Cambian los tiempos, las costumbres y los valores, aunque pervive la memoria. Muchos pueblos del norte de España se han regido hasta épocas recientes –algunos aún se rigen– por el Concejo (el consilium romano); los asuntos de interés colectivo se regulaban por los vecinos; los arreglos de los caminos y espacios públicos se realizaban así (facendera); y también el sostenimiento de lugares para atender al transeúnte. Allí donde no había albergue, existía un representante vecinal encargado de atender al viajero y distribuir por turno su atención entre el vecindario.
En este sentido existía incluso un bastón del peregrino o bastón del pobre (recuerden que en la antigüedad se atendían en los hospitales a pobres y peregrinos); vara que se le entregaba al recién llegado para que acudiese con ella a la casa donde habrían de atenderle convenientemente. La costumbre pervivió hasta el siglo pasado. En los pequeños núcleos rurales el concejo solía elegir al representante encargado de la atención a los viajeros. Era él quien entregaba al recién llegado el bastón para que se presentase con él a determinado domicilio, donde le darían comida y alojamiento.
Escribo este artículo cuando un amigo, presidente de la Junta Vecinal de un pequeño lugar del interior de León, me anuncia que está estudiando recuperar aquella costumbre solidaria de tiempos pasados para fomentar la atención hacia los caminantes que pasan por el lugar, siguiendo una de las variantes del Camino Francés que describió en el siglo XV el autor de la primera guía para los peregrinos a Compostela, Hermann Künig.
También ha surgido este año un Premio Hermann Künig de Hospitalidad, destinado a distinguir a personas físicas y/o jurídicas destacadas en el ejercicio de la hospitalidad y la atención al peregrino (https://www.elcaminodekunig.com/recepcion-candidaturas-jurado-premio-hermann-kunig/); distinción honorífica, encaminada a realzar cada año algún ejemplo de generosidad y altruismo en la acogida.
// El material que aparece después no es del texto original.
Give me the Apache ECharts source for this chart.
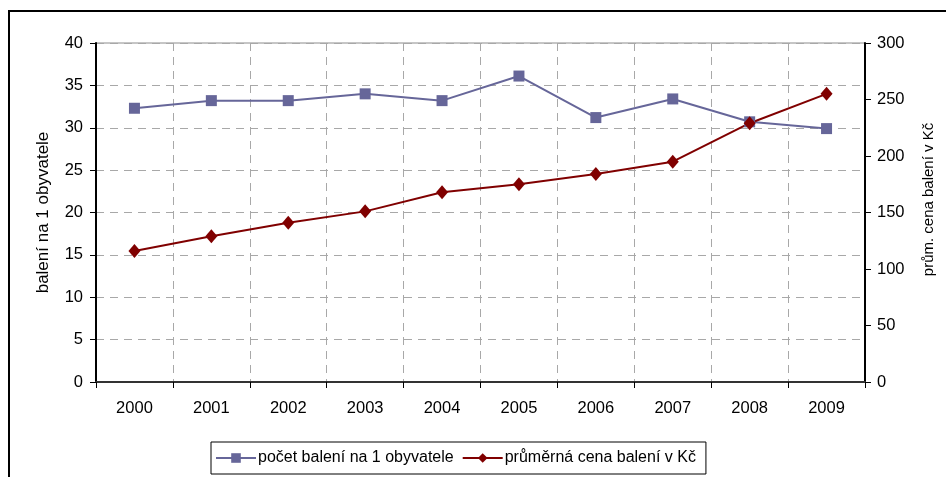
<!DOCTYPE html>
<html>
<head>
<meta charset="utf-8">
<script src="https://cdn.jsdelivr.net/npm/echarts@6/dist/echarts.min.js"></script>
<style>
  html, body { margin: 0; padding: 0; background: #fff; }
  #chart { width: 946px; height: 477px; }
</style>
</head>
<body>
<div id="chart"></div>
<script>
// Years on the category axis
const years = ['2000', '2001', '2002', '2003', '2004', '2005', '2006', '2007', '2008', '2009'];
// Packs per inhabitant (left axis)
const packsPerCapita = [32.3, 33.2, 33.2, 34.0, 33.2, 36.1, 31.2, 33.4, 30.7, 29.9];
// Average pack price in CZK (right axis)
const avgPrice = [116, 129, 141, 151, 168, 175, 184, 195, 229, 255];

const seriesNames = ['počet balení na 1 obyvatele', 'průměrná cena balení v Kč'];

const font = 'Liberation Sans, Arial, sans-serif';
const chart = echarts.init(document.getElementById('chart'));

chart.setOption({
  animation: false,
  backgroundColor: '#fff',
  graphic: [{
    type: 'rect',
    shape: { x: 9, y: 11, width: 980, height: 520 },
    style: { fill: 'none', stroke: '#000', lineWidth: 2 },
    silent: true
  }],
  grid: {
    left: 96, right: 81, top: 43, bottom: 95,
    show: true, borderColor: '#8c8c8c', borderWidth: 1, backgroundColor: 'transparent'
  },
  legend: {
    left: 211, top: 442,
    padding: [8, 10, 8, 4],
    itemGap: 8,
    itemWidth: 40, itemHeight: 12,
    borderColor: '#000', borderWidth: 1,
    textStyle: { fontFamily: font, fontSize: 16, color: '#000', padding: [0, 0, 0, -3] },
    data: seriesNames
  },
  xAxis: {
    type: 'category',
    data: years,
    boundaryGap: true,
    axisLine: { lineStyle: { color: '#333', width: 2 } },
    axisTick: { show: true, length: 6, lineStyle: { color: '#000', width: 1 } },
    axisLabel: { fontFamily: font, fontSize: 16.5, color: '#000', margin: 18 },
    splitLine: { show: true, lineStyle: { color: '#a8a8a8', type: [8, 6], width: 1 } }
  },
  yAxis: [{
    type: 'value',
    min: 0, max: 40, interval: 5,
    name: 'balení na 1 obyvatele',
    nameLocation: 'middle',
    nameGap: 44,
    nameRotate: 90,
    nameTextStyle: { fontFamily: font, fontSize: 17, color: '#000' },
    axisLine: { show: true, lineStyle: { color: '#000', width: 2 } },
    axisTick: { show: true, length: 6, lineStyle: { color: '#000' } },
    axisLabel: { fontFamily: font, fontSize: 16.5, color: '#000', margin: 13 },
    splitLine: { show: true, lineStyle: { color: '#a8a8a8', type: [8, 6], width: 1 } }
  }, {
    type: 'value',
    min: 0, max: 300, interval: 50,
    name: 'prům. cena balení v Kč',
    nameLocation: 'middle',
    nameGap: 56,
    nameRotate: 90,
    nameTextStyle: { fontFamily: font, fontSize: 15, color: '#000', padding: [0, 0, 0, 26] },
    position: 'right',
    axisLine: { show: true, lineStyle: { color: '#000', width: 2 } },
    axisTick: { show: true, length: 6, lineStyle: { color: '#000' } },
    axisLabel: { fontFamily: font, fontSize: 16.5, color: '#000', margin: 12 },
    splitLine: { show: false }
  }],
  series: [{
    name: seriesNames[0],
    type: 'line',
    yAxisIndex: 0,
    data: packsPerCapita,
    symbol: 'rect',
    symbolSize: 11,
    color: '#666699',
    lineStyle: { color: '#666699', width: 2 },
    itemStyle: { color: '#666699' }
  }, {
    name: seriesNames[1],
    type: 'line',
    yAxisIndex: 1,
    data: avgPrice,
    symbol: 'diamond',
    symbolSize: [12, 14],
    color: '#800000',
    lineStyle: { color: '#800000', width: 2 },
    itemStyle: { color: '#800000' }
  }]
});
</script>
</body>
</html>
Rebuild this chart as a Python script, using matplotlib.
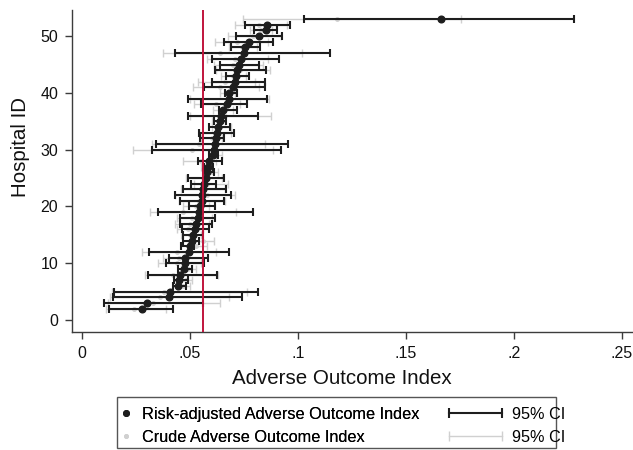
#!/usr/bin/env python3

"""
Hospital adverse outcome index: risk-adjusted vs crude, with 95% CI.
Writes out.png
"""

import numpy as np
import matplotlib

matplotlib.use("Agg")

import matplotlib.pyplot as plt
from matplotlib.lines import Line2D
from matplotlib.patches import Rectangle
from matplotlib.legend_handler import HandlerLine2D

# ============================================================
# Data
# ============================================================

hospital_id = np.arange(2, 54)

adj_index = [
    0.0276, 0.0302, 0.0403, 0.0407, 0.0446, 0.0449, 0.0454, 0.0472,
    0.0477, 0.0478, 0.0495, 0.0500, 0.0508, 0.0516, 0.0521, 0.0530,
    0.0537, 0.0542, 0.0547, 0.0554, 0.0557, 0.0562, 0.0567, 0.0572,
    0.0578, 0.0583, 0.0587, 0.0608, 0.0613, 0.0616, 0.0621, 0.0627,
    0.0632, 0.0640, 0.0644, 0.0655, 0.0671, 0.0679, 0.0682, 0.0697,
    0.0707, 0.0711, 0.0718, 0.0726, 0.0734, 0.0749, 0.0757, 0.0773,
    0.0819, 0.0854, 0.0857, 0.1660,
]
adj_lower = [
    0.0127, 0.0102, 0.0145, 0.0150, 0.0423, 0.0425, 0.0304, 0.0446,
    0.0389, 0.0404, 0.0312, 0.0460, 0.0470, 0.0470, 0.0461, 0.0454,
    0.0454, 0.0353, 0.0496, 0.0454, 0.0432, 0.0466, 0.0505, 0.0489,
    0.0559, 0.0563, 0.0537, 0.0590, 0.0326, 0.0343, 0.0546, 0.0543,
    0.0590, 0.0610, 0.0493, 0.0634, 0.0550, 0.0490, 0.0662, 0.0565,
    0.0603, 0.0668, 0.0614, 0.0638, 0.0600, 0.0430, 0.0688, 0.0658,
    0.0712, 0.0796, 0.0753, 0.1030,
]
adj_upper = [
    0.0423, 0.0562, 0.0739, 0.0816, 0.0480, 0.0490, 0.0623, 0.0508,
    0.0566, 0.0582, 0.0680, 0.0517, 0.0540, 0.0560, 0.0588, 0.0603,
    0.0617, 0.0790, 0.0616, 0.0656, 0.0690, 0.0666, 0.0620, 0.0656,
    0.0610, 0.0608, 0.0648, 0.0630, 0.0921, 0.0955, 0.0657, 0.0705,
    0.0685, 0.0665, 0.0815, 0.0719, 0.0766, 0.0855, 0.0720, 0.0848,
    0.0846, 0.0773, 0.0853, 0.0820, 0.0912, 0.1149, 0.0825, 0.0885,
    0.0928, 0.0901, 0.0963, 0.2278,
]

crude_index = [
    0.0240, 0.0330, 0.0360, 0.0380, 0.0470, 0.0480, 0.0420, 0.0490,
    0.0440, 0.0450, 0.0440, 0.0530, 0.0560, 0.0500, 0.0490, 0.0500,
    0.0510, 0.0470, 0.0530, 0.0540, 0.0580, 0.0550, 0.0580, 0.0560,
    0.0600, 0.0570, 0.0550, 0.0620, 0.0510, 0.0540, 0.0600, 0.0620,
    0.0640, 0.0630, 0.0660, 0.0650, 0.0620, 0.0690, 0.0670, 0.0640,
    0.0660, 0.0700, 0.0730, 0.0700, 0.0710, 0.0640, 0.0740, 0.0720,
    0.0790, 0.0830, 0.0820, 0.1180,
]
crude_lower = [
    0.0110, 0.0120, 0.0130, 0.0137, 0.0440, 0.0450, 0.0292, 0.0460,
    0.0350, 0.0376, 0.0280, 0.0490, 0.0510, 0.0460, 0.0440, 0.0430,
    0.0440, 0.0315, 0.0470, 0.0450, 0.0430, 0.0460, 0.0520, 0.0480,
    0.0570, 0.0550, 0.0470, 0.0600, 0.0236, 0.0323, 0.0550, 0.0540,
    0.0600, 0.0600, 0.0500, 0.0607, 0.0520, 0.0500, 0.0640, 0.0514,
    0.0537, 0.0645, 0.0620, 0.0610, 0.0580, 0.0373, 0.0680, 0.0616,
    0.0676, 0.0780, 0.0708, 0.0746,
]
crude_upper = [
    0.0390, 0.0639, 0.0680, 0.0762, 0.0500, 0.0510, 0.0630, 0.0530,
    0.0550, 0.0560, 0.0620, 0.0580, 0.0610, 0.0550, 0.0560, 0.0590,
    0.0600, 0.0713, 0.0590, 0.0660, 0.0708, 0.0660, 0.0676, 0.0650,
    0.0630, 0.0600, 0.0620, 0.0647, 0.0885, 0.0847, 0.0650, 0.0690,
    0.0690, 0.0660, 0.0873, 0.0700, 0.0730, 0.0866, 0.0710, 0.0820,
    0.0800, 0.0760, 0.0870, 0.0840, 0.0860, 0.1017, 0.0810, 0.0860,
    0.0920, 0.0880, 0.0950, 0.1755,
]

reference_value = 0.0562

x_ticks = [0, 0.05, 0.10, 0.15, 0.20, 0.25]
x_tick_labels = ["0", ".05", ".1", ".15", ".2", ".25"]
y_ticks = [0, 10, 20, 30, 40, 50]

# ============================================================
# Style
# ============================================================

BLACK = "#1e1e1e"
GREY = "#d0d0d0"
RED = "#c0143c"
AXIS = "#3c3c3c"

plt.rcParams["font.family"] = ["Liberation Sans", "DejaVu Sans"]

W, H = 633, 450


def px(x0, y0):
    """pixel (from top-left) -> figure fraction"""
    return x0 / W, 1 - y0 / H


def interval(mid, lo, hi):
    mid = np.asarray(mid)
    return [mid - np.asarray(lo), np.asarray(hi) - mid]


# ============================================================
# Figure
# ============================================================

fig = plt.figure(figsize=(W / 100, H / 100), dpi=100)

ax = fig.add_axes([
    72 / W,
    1 - 332 / H,
    (632 - 72) / W,
    (332 - 10) / H,
])

# crude estimates (behind)
ax.errorbar(
    crude_index,
    hospital_id,
    xerr=interval(crude_index, crude_lower, crude_upper),
    fmt="o",
    color=GREY,
    markersize=2.5,
    elinewidth=1.0,
    capsize=2.6,
    capthick=1.0,
    zorder=2,
)

# risk-adjusted estimates
ax.errorbar(
    adj_index,
    hospital_id,
    xerr=interval(adj_index, adj_lower, adj_upper),
    fmt="o",
    color=BLACK,
    markersize=4.8,
    elinewidth=1.5,
    capsize=2.6,
    capthick=1.5,
    zorder=4,
)

ax.axvline(reference_value, color=RED, linewidth=1.4, zorder=5)

ax.set_xlim(-0.0046, 0.2546)
ax.set_ylim(-2.1, 54.6)

ax.set_xticks(x_ticks)
ax.set_xticklabels(x_tick_labels)
ax.set_yticks(y_ticks)

ax.tick_params(
    direction="out",
    length=5,
    width=1.0,
    color=AXIS,
    labelsize=11.5,
    labelcolor="#111111",
    pad=5,
)

for side in ("top", "right"):
    ax.spines[side].set_visible(False)

for side in ("left", "bottom"):
    ax.spines[side].set_color(AXIS)
    ax.spines[side].set_linewidth(1.0)

ax.set_xlabel("Adverse Outcome Index", fontsize=14.8, color="#111111")
ax.set_ylabel("Hospital ID", fontsize=14.8, color="#111111")
ax.xaxis.set_label_coords(0.482, -0.115)
ax.yaxis.set_label_coords(-0.075, 0.575)

# ============================================================
# Legend
# ============================================================

point_handles = [
    Line2D([], [], linestyle="none", marker="o", markersize=4.0, color=BLACK),
    Line2D([], [], linestyle="none", marker="o", markersize=2.5, color=GREY),
]

ci_handles = [
    Line2D([], [], color=BLACK, linewidth=1.5, marker="|",
           markersize=7, markeredgewidth=1.5),
    Line2D([], [], color=GREY, linewidth=1.0, marker="|",
           markersize=7, markeredgewidth=1.0),
]

LEG_FS = 11.7

leg_points = fig.legend(
    point_handles,
    ["Risk-adjusted Adverse Outcome Index", "Crude Adverse Outcome Index"],
    loc="upper left",
    bbox_to_anchor=px(121, 407),
    frameon=False,
    fontsize=LEG_FS,
    handlelength=0.6,
    handletextpad=0.7,
    borderpad=0,
    borderaxespad=0,
    labelspacing=0.5,
)

ci_handler = HandlerLine2D(numpoints=2, marker_pad=0)

leg_ci = fig.legend(
    ci_handles,
    ["95% CI", "95% CI"],
    loc="upper left",
    bbox_to_anchor=px(449, 407),
    frameon=False,
    fontsize=LEG_FS,
    handlelength=3.25,
    handletextpad=0.6,
    borderpad=0,
    borderaxespad=0,
    labelspacing=0.5,
    handler_map={h: ci_handler for h in ci_handles},
)

fig.add_artist(leg_points)

x0, y1 = px(117, 448)
x1, y0 = px(556, 397)

fig.add_artist(
    Rectangle(
        (x0, y1),
        x1 - x0,
        y0 - y1,
        transform=fig.transFigure,
        fill=False,
        edgecolor="#555555",
        linewidth=1.0,
    )
)

fig.savefig("out.png", dpi=100)
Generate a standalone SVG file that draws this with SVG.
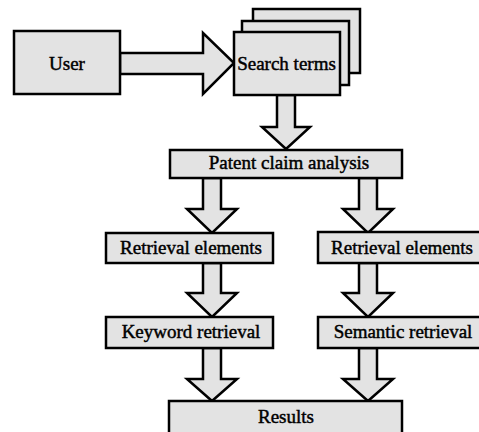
<svg xmlns="http://www.w3.org/2000/svg" width="479" height="432" viewBox="0 0 479 432">
<style>
.box{fill:#e3e3e3;stroke:#000;stroke-width:2.5}
.arr{fill:#e3e3e3;stroke:#000;stroke-width:2.5;stroke-linejoin:miter}
.t{font-family:'Liberation Serif','Times New Roman',serif;font-size:19px;fill:#000;stroke:#000;stroke-width:0.45;text-anchor:middle}
</style>
<rect width="479" height="432" fill="#fff"/>
<g id="connectors">
<polygon class="arr" points="120,53 203,53 203,33 234,63 203,94 203,74 120,74"/>
<polygon class="arr" points="277,95 295,95 295,127 310,127 286,149 262,127 277,127"/>
<polygon class="arr" points="203,178 221,178 221,209 237,209 212,233 187,209 203,209"/>
<polygon class="arr" points="359,178 377,178 377,209 393,209 368,233 343,209 359,209"/>
<polygon class="arr" points="203,263 221,263 221,293 237,293 212,317 187,293 203,293"/>
<polygon class="arr" points="359,263 377,263 377,293 393,293 368,317 343,293 359,293"/>
<polygon class="arr" points="203,348 221,348 221,379 237,379 212,401 187,379 203,379"/>
<polygon class="arr" points="359,348 377,348 377,379 393,379 368,401 343,379 359,379"/>
</g>
<g id="user"><rect class="box" x="14" y="31" width="106" height="63"/><text class="t" x="67" y="70">User</text></g>
<g id="search-terms">
<rect class="box" x="253" y="9" width="107" height="64"/>
<rect class="box" x="242" y="21" width="107" height="64"/>
<rect class="box" x="234" y="32" width="106" height="63"/>
<text class="t" x="286.5" y="70">Search terms</text>
</g>
<g id="patent"><rect class="box" x="170" y="150" width="232" height="28"/><text class="t" x="289" y="169">Patent claim analysis</text></g>
<g id="retrieval-left"><rect class="box" x="106" y="233" width="167" height="30"/><text class="t" x="191" y="254">Retrieval elements</text></g>
<g id="retrieval-right"><rect class="box" x="318" y="232" width="163" height="31"/><text class="t" x="402" y="254">Retrieval elements</text></g>
<g id="keyword"><rect class="box" x="106" y="317" width="167" height="31"/><text class="t" x="191" y="338">Keyword retrieval</text></g>
<g id="semantic"><rect class="box" x="318" y="317" width="163" height="31"/><text class="t" x="403" y="338">Semantic retrieval</text></g>
<g id="results"><rect class="box" x="169" y="401" width="233" height="40"/><text class="t" x="286" y="423">Results</text></g>
</svg>
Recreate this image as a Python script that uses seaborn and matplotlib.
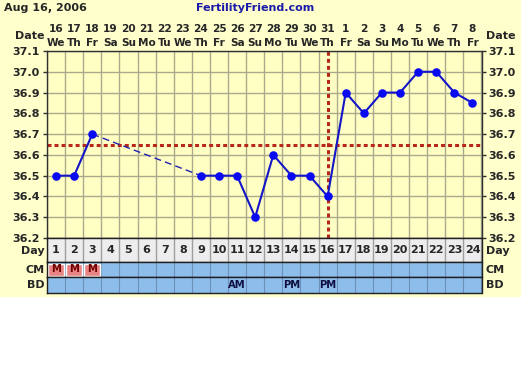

Pese a ser tiempo de crisis, pervive el atractivo del valor de la hospitalidad. Afortunadamente siguen existiendo – y naciendo- centros de acogida tradicional, guiados más por un sentido ético que económico; así como personas e instituciones que dedican su tiempo a hacer llevadero el peregrinaje, especialmente para quienes tienen menores recursos
Es cierto que el ejercicio de la hospitalidad es ahora más difícil, pero esta sigue siendo un valor atractivo para el ser humano; porque esa virtud hace más grande al propio anfitrión, a la par que hace más llevadero el camino al extraño que llega ante él. Al final, uno y otro son seres frágiles, dependientes, con una existencia azarosa e incierta en la todos necesitamos algo de los demás.